▶ _Exercise prompt_
Could you give the data below again, exactly and completely?

▶ _Some records_

+-------+

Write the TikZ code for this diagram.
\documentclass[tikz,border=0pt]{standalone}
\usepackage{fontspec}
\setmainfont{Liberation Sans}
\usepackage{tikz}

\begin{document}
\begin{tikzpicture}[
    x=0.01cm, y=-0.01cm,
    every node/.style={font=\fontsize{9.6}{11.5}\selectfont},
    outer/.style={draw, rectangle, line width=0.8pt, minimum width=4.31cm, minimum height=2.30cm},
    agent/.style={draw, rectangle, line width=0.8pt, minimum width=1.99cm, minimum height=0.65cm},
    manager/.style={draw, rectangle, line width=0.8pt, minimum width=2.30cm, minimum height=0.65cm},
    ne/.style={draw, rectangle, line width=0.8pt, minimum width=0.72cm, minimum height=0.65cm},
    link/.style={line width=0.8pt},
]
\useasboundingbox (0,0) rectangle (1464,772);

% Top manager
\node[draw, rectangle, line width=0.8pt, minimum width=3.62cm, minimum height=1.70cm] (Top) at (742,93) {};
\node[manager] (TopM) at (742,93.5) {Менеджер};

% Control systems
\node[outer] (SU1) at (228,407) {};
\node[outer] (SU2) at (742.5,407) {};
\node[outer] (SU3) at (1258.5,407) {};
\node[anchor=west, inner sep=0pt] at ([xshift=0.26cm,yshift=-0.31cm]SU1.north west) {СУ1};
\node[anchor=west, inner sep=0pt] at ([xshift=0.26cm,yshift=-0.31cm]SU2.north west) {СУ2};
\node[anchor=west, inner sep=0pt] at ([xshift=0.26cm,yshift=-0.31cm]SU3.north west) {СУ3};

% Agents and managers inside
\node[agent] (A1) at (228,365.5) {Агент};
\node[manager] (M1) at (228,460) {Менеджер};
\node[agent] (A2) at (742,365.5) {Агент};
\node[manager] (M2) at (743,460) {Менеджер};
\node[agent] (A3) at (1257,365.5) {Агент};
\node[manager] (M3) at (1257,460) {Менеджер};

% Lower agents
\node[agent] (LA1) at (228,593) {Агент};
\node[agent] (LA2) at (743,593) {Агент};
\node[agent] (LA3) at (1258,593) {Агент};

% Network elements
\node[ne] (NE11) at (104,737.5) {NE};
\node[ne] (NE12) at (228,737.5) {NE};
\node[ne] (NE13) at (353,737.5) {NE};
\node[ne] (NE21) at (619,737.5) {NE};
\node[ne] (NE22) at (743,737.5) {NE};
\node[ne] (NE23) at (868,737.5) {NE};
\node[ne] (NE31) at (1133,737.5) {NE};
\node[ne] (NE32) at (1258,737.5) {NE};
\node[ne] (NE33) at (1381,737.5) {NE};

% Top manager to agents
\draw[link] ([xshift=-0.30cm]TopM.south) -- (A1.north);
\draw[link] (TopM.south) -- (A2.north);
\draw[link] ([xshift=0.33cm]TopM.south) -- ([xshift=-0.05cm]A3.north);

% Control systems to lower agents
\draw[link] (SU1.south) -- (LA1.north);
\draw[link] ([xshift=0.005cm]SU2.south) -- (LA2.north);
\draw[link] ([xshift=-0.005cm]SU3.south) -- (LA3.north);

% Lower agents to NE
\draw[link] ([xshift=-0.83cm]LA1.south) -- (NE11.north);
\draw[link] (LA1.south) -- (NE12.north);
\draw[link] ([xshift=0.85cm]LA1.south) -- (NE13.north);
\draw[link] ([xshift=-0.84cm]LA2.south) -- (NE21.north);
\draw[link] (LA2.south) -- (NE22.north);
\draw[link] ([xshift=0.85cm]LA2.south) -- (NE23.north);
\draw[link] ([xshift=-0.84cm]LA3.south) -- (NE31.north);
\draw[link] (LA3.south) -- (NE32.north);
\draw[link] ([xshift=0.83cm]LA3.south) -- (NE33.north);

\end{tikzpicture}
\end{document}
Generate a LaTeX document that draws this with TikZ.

+-------+

▶ _Answer to this task_
Write the TikZ code for this diagram.
\documentclass[tikz,border=0pt]{standalone}
\usepackage{fontspec}
\setmainfont{Liberation Sans}
\usepackage{tikz}

\begin{document}
\begin{tikzpicture}[
    x=0.01cm, y=-0.01cm,
    every node/.style={font=\fontsize{9.6}{11.5}\selectfont},
    outer/.style={draw, rectangle, line width=0.8pt, minimum width=4.31cm, minimum height=2.30cm},
    agent/.style={draw, rectangle, line width=0.8pt, minimum width=1.99cm, minimum height=0.65cm},
    manager/.style={draw, rectangle, line width=0.8pt, minimum width=2.30cm, minimum height=0.65cm},
    ne/.style={draw, rectangle, line width=0.8pt, minimum width=0.72cm, minimum height=0.65cm},
    link/.style={line width=0.8pt},
]
\useasboundingbox (0,0) rectangle (1464,772);

% Top manager
\node[draw, rectangle, line width=0.8pt, minimum width=3.62cm, minimum height=1.70cm] (Top) at (742,93) {};
\node[manager] (TopM) at (742,93.5) {Менеджер};

% Control systems
\node[outer] (SU1) at (228,407) {};
\node[outer] (SU2) at (742.5,407) {};
\node[outer] (SU3) at (1258.5,407) {};
\node[anchor=west, inner sep=0pt] at ([xshift=0.26cm,yshift=-0.31cm]SU1.north west) {СУ1};
\node[anchor=west, inner sep=0pt] at ([xshift=0.26cm,yshift=-0.31cm]SU2.north west) {СУ2};
\node[anchor=west, inner sep=0pt] at ([xshift=0.26cm,yshift=-0.31cm]SU3.north west) {СУ3};

% Agents and managers inside
\node[agent] (A1) at (228,365.5) {Агент};
\node[manager] (M1) at (228,460) {Менеджер};
\node[agent] (A2) at (742,365.5) {Агент};
\node[manager] (M2) at (743,460) {Менеджер};
\node[agent] (A3) at (1257,365.5) {Агент};
\node[manager] (M3) at (1257,460) {Менеджер};

% Lower agents
\node[agent] (LA1) at (228,593) {Агент};
\node[agent] (LA2) at (743,593) {Агент};
\node[agent] (LA3) at (1258,593) {Агент};

% Network elements
\node[ne] (NE11) at (104,737.5) {NE};
\node[ne] (NE12) at (228,737.5) {NE};
\node[ne] (NE13) at (353,737.5) {NE};
\node[ne] (NE21) at (619,737.5) {NE};
\node[ne] (NE22) at (743,737.5) {NE};
\node[ne] (NE23) at (868,737.5) {NE};
\node[ne] (NE31) at (1133,737.5) {NE};
\node[ne] (NE32) at (1258,737.5) {NE};
\node[ne] (NE33) at (1381,737.5) {NE};

% Top manager to agents
\draw[link] ([xshift=-0.30cm]TopM.south) -- (A1.north);
\draw[link] (TopM.south) -- (A2.north);
\draw[link] ([xshift=0.33cm]TopM.south) -- ([xshift=-0.05cm]A3.north);

% Control systems to lower agents
\draw[link] (SU1.south) -- (LA1.north);
\draw[link] ([xshift=0.005cm]SU2.south) -- (LA2.north);
\draw[link] ([xshift=-0.005cm]SU3.south) -- (LA3.north);

% Lower agents to NE
\draw[link] ([xshift=-0.83cm]LA1.south) -- (NE11.north);
\draw[link] (LA1.south) -- (NE12.north);
\draw[link] ([xshift=0.85cm]LA1.south) -- (NE13.north);
\draw[link] ([xshift=-0.84cm]LA2.south) -- (NE21.north);
\draw[link] (LA2.south) -- (NE22.north);
\draw[link] ([xshift=0.85cm]LA2.south) -- (NE23.north);
\draw[link] ([xshift=-0.84cm]LA3.south) -- (NE31.north);
\draw[link] (LA3.south) -- (NE32.north);
\draw[link] ([xshift=0.83cm]LA3.south) -- (NE33.north);

\end{tikzpicture}
\end{document}
Generate a LaTeX document that draws this with TikZ.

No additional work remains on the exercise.